Being your typical superstitious baseball fan I didn’t want to vocalize it by writing it here, but my greatest fear going into the 2014 playoffs was that the Nats’ offense would revert to its previous frustrating ways, namely failing to get hits in the clutch and mostly scoring via (usually solo) home runs. It was formula that we saw all too often from this team during the first two-thirds of last season and much of the first half of this one.
Fittingly it was Ian Desmond, the Nats hitter who most epitomizes an all-or-nothing approach at the plate, who was this big goat in their 3-2 game one loss. Up twice in the the later innings with a total of five runners on base, Desmond struck out meekly each time, doing so in the second at bat by waving at two pitches so far outside they practically crossed into the left-handed batter’s box.

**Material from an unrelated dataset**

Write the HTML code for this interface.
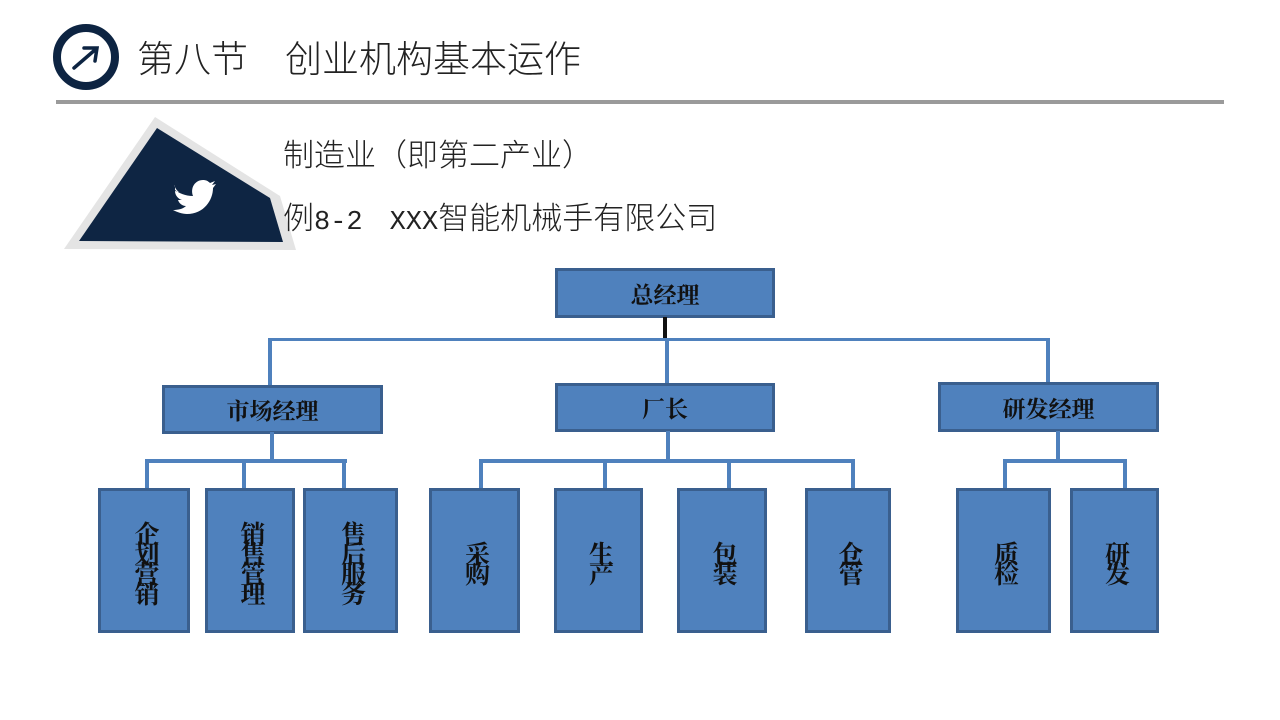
<!DOCTYPE html>
<html><head><meta charset="utf-8"><style>
body{margin:0;width:1280px;height:720px;background:#fff;position:relative;overflow:hidden;font-family:"Liberation Serif","Noto Serif CJK SC",serif}
.a{position:absolute}
.b{position:absolute;background:#4f81bd;border:3px solid #3a5f8e;box-sizing:border-box;display:flex;align-items:center;justify-content:center;font-weight:bold;color:#111;font-size:23px;font-family:"Liberation Serif","Noto Serif CJK SC",serif}
.v{writing-mode:vertical-rl;font-size:25px;line-height:26px;letter-spacing:-5px}
.l{position:absolute;background:#4f81bd}
.t{font-family:"Liberation Mono","Noto Sans CJK SC",sans-serif;color:#222;white-space:nowrap}
</style></head><body>
<svg class="a" style="left:0;top:0" width="320" height="260">
<circle cx="86" cy="57" r="29" fill="none" stroke="#0d2442" stroke-width="8"/>
<path d="M74 68 L96 49 M84 48 L97 48 L95 61" fill="none" stroke="#0d2442" stroke-width="3.5" stroke-linecap="round"/>
<polygon points="155,117 280,196 296,250 64,249" fill="#e4e4e4"/>
<polygon points="157,128 270,198 283,242 79,241" fill="#0e2543"/>
<path d="M175 190 c4 3 10 6 18 6 c-3 -8 2 -16 10 -16 c3 0 5 1 7 3 l5 -2 l-3 4 l4 -1 l-3 4 c0 12 -9 26 -26 26 c-5 0 -10 -2 -14 -4 c5 0 10 -1 13 -4 c-4 0 -7 -3 -8 -6 l4 0 c-4 -1 -7 -5 -7 -9 l4 1 c-3 -2 -5 -6 -4 -7z" fill="#fff"/>
</svg>
<div class="a t" style="left:137px;top:33px;font-size:37px;line-height:46px;font-family:'Noto Sans CJK SC',sans-serif;font-weight:300">第八节　创业机构基本运作</div>
<div class="a" style="left:56px;top:100px;width:1168px;height:4px;background:#9a9a9a"></div>
<div class="a t" style="left:283px;top:133px;font-size:31px;line-height:40px;font-family:'Noto Sans CJK SC',sans-serif;font-weight:300">制造业（即第二产业）</div>
<div class="a t" style="left:283px;top:196px;font-size:31px;line-height:40px"><span style="font-family:'Noto Sans CJK SC',sans-serif;font-weight:300">例</span><span style="font-size:27px">8-2　XXX</span><span style="font-family:'Noto Sans CJK SC',sans-serif;font-weight:300">智能机械手有限公司</span></div>

<div class="b" style="left:555px;top:268px;width:220px;height:50px">总经理</div>
<div class="a" style="left:663px;top:317px;width:4px;height:22px;background:#111"></div>
<div class="l" style="left:269px;top:338px;width:781px;height:3px"></div>
<div class="l" style="left:268px;top:338px;width:4px;height:48px"></div>
<div class="l" style="left:665px;top:338px;width:4px;height:46px"></div>
<div class="l" style="left:1046px;top:338px;width:4px;height:45px"></div>

<div class="b" style="left:162px;top:385px;width:221px;height:49px">市场经理</div>
<div class="b" style="left:555px;top:383px;width:220px;height:49px">厂长</div>
<div class="b" style="left:938px;top:382px;width:221px;height:50px">研发经理</div>

<div class="l" style="left:270px;top:432px;width:4px;height:29px"></div>
<div class="l" style="left:145px;top:459px;width:202px;height:4px"></div>
<div class="l" style="left:145px;top:459px;width:4px;height:30px"></div>
<div class="l" style="left:242px;top:459px;width:4px;height:30px"></div>
<div class="l" style="left:342px;top:459px;width:4px;height:30px"></div>

<div class="l" style="left:666px;top:431px;width:4px;height:30px"></div>
<div class="l" style="left:479px;top:459px;width:375px;height:4px"></div>
<div class="l" style="left:479px;top:459px;width:4px;height:30px"></div>
<div class="l" style="left:603px;top:459px;width:4px;height:30px"></div>
<div class="l" style="left:727px;top:459px;width:4px;height:30px"></div>
<div class="l" style="left:851px;top:459px;width:4px;height:30px"></div>

<div class="l" style="left:1056px;top:431px;width:4px;height:30px"></div>
<div class="l" style="left:1003px;top:459px;width:124px;height:4px"></div>
<div class="l" style="left:1003px;top:459px;width:4px;height:30px"></div>
<div class="l" style="left:1123px;top:459px;width:4px;height:30px"></div>

<div class="b" style="left:98px;top:488px;width:92px;height:145px"><span class="v">企划营销</span></div>
<div class="b" style="left:205px;top:488px;width:90px;height:145px"><span class="v">销售管理</span></div>
<div class="b" style="left:303px;top:488px;width:95px;height:145px"><span class="v">售后服务</span></div>
<div class="b" style="left:429px;top:488px;width:91px;height:145px"><span class="v">采购</span></div>
<div class="b" style="left:554px;top:488px;width:89px;height:145px"><span class="v">生产</span></div>
<div class="b" style="left:677px;top:488px;width:90px;height:145px"><span class="v">包装</span></div>
<div class="b" style="left:805px;top:488px;width:86px;height:145px"><span class="v">仓管</span></div>
<div class="b" style="left:956px;top:488px;width:95px;height:145px"><span class="v">质检</span></div>
<div class="b" style="left:1070px;top:488px;width:89px;height:145px"><span class="v">研发</span></div>
</body></html>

Given his first chance on the big stage, Stephen Strasburg also reverted to his subpar form of earlier this season, but he was able to limit the damage and overall the pitching staff did its job by holding the Giants to just three runs (only two earned). All it would have taken to win this game was one timely hit. But the Nats, especially Desmond, just didn’t have it in them.
This is also why I hate the short five-game NLDS format. We’re only one game in and already the Nats’ backs are up against the wall. Hopefully, things will go better offensively tomorrow with me in the stadium for my one ticketed game of this series. They have to, or the Nats will be unlikely to return from the West Coast with any more games remaining to be played this season.